### TASK GOAL:
Extract only the first line of the listing and every line after it up to and including the one with "plt.rcParams['font.family'] = ['Noto". Omit the pictures.

### SOURCE DATA:
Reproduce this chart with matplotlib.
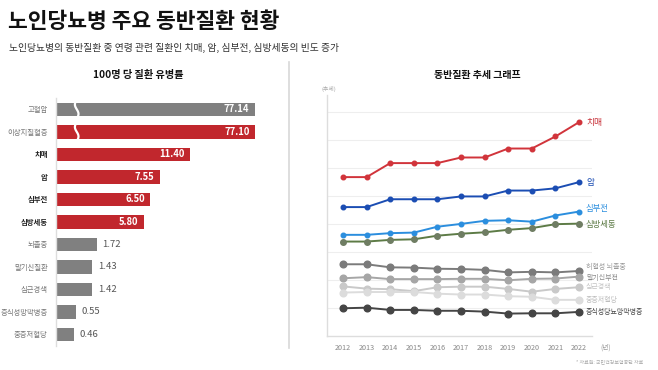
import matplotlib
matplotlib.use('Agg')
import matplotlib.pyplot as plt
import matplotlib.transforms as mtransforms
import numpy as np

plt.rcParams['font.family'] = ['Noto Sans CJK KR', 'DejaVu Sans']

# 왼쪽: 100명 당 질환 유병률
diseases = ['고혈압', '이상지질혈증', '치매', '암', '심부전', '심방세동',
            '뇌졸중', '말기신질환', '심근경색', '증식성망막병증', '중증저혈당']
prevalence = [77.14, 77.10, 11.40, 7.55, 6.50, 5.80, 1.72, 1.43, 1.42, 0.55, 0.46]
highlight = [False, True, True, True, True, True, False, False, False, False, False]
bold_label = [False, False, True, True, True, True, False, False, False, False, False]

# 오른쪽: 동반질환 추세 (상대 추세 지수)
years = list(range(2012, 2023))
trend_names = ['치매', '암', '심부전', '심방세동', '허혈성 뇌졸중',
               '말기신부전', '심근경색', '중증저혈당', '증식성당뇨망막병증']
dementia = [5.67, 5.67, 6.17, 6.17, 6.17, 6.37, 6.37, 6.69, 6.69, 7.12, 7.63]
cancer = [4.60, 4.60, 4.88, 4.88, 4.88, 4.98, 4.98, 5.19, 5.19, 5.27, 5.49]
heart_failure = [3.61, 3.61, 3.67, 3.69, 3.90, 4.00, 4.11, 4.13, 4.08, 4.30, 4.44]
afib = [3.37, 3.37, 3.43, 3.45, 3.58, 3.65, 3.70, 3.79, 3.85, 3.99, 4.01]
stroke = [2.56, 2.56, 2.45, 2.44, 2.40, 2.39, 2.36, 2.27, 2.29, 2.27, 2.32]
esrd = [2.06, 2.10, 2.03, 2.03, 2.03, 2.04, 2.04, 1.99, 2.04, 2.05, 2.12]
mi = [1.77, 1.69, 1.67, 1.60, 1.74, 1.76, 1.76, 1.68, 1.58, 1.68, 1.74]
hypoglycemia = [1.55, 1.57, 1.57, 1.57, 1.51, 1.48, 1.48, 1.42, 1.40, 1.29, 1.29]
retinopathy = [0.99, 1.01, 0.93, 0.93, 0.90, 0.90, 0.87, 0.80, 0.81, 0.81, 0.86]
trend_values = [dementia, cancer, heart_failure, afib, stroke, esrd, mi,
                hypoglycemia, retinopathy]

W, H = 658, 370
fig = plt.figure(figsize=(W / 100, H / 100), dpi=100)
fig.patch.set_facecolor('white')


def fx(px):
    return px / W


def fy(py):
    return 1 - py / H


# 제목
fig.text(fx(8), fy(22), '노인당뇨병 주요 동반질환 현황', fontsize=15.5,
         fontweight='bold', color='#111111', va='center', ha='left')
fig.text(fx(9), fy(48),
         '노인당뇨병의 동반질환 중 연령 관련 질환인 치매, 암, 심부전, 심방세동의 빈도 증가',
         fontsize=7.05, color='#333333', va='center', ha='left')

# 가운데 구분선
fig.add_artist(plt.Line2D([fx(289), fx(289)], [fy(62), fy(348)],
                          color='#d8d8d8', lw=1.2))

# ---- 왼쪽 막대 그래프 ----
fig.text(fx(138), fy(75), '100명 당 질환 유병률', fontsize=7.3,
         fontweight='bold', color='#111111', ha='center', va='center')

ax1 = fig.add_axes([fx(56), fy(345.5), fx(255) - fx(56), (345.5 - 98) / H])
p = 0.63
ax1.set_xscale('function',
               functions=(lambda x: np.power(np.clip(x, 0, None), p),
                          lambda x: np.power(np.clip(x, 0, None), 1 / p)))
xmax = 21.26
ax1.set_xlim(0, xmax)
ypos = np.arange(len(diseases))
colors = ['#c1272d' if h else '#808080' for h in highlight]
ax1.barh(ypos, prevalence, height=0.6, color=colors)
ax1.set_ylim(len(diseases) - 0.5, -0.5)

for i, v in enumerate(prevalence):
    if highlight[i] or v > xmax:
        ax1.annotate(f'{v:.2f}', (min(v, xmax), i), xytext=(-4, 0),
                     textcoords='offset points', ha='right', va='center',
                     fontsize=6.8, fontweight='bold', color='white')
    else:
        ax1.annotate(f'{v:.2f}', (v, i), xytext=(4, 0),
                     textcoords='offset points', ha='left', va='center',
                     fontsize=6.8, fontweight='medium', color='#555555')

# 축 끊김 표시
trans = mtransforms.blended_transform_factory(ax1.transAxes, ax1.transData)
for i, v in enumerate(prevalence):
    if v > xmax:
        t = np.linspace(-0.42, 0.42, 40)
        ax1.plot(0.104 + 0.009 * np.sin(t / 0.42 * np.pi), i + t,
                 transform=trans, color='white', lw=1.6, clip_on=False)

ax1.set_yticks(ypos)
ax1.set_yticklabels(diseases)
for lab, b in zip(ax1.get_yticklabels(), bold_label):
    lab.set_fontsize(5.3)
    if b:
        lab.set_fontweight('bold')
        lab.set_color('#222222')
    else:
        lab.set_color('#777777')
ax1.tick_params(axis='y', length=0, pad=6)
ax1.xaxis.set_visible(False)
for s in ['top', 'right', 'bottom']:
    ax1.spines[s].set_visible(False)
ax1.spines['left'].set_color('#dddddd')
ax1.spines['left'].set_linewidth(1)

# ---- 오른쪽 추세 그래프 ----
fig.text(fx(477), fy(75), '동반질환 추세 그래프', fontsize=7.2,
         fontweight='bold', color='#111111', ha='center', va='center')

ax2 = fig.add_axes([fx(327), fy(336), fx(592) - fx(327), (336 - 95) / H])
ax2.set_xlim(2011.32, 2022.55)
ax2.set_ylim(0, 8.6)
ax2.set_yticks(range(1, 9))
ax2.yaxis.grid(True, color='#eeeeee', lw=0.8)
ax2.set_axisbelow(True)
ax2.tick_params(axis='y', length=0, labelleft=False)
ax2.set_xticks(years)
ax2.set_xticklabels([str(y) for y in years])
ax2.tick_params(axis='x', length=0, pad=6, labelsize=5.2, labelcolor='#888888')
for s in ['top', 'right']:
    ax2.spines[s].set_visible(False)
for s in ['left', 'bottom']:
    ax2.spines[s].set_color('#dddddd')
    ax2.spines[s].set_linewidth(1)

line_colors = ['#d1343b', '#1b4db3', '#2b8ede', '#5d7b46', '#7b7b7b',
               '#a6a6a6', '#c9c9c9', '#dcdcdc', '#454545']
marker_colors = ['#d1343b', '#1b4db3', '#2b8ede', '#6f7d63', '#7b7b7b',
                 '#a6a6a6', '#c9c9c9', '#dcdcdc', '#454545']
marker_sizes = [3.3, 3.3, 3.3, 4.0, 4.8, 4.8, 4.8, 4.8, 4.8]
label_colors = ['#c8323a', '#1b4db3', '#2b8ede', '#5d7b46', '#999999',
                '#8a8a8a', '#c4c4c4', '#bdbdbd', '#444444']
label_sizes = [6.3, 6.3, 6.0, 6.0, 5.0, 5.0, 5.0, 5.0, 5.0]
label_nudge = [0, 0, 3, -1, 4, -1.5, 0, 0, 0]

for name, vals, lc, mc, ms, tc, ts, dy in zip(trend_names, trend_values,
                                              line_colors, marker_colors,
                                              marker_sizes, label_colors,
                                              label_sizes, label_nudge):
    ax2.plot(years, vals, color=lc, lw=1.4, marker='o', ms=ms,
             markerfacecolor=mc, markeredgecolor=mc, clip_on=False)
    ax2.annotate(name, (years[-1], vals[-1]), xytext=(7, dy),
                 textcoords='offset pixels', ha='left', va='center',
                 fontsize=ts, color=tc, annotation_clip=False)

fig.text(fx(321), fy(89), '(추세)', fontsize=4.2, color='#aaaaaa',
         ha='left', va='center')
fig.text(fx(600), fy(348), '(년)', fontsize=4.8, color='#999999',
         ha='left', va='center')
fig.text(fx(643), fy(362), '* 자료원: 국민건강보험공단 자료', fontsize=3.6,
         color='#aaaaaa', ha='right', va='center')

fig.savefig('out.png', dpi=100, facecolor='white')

### FULL SOLUTION:
Reproduce this chart with matplotlib.
import matplotlib
matplotlib.use('Agg')
import matplotlib.pyplot as plt
import matplotlib.transforms as mtransforms
import numpy as np

plt.rcParams['font.family'] = ['Noto Sans CJK KR', 'DejaVu Sans']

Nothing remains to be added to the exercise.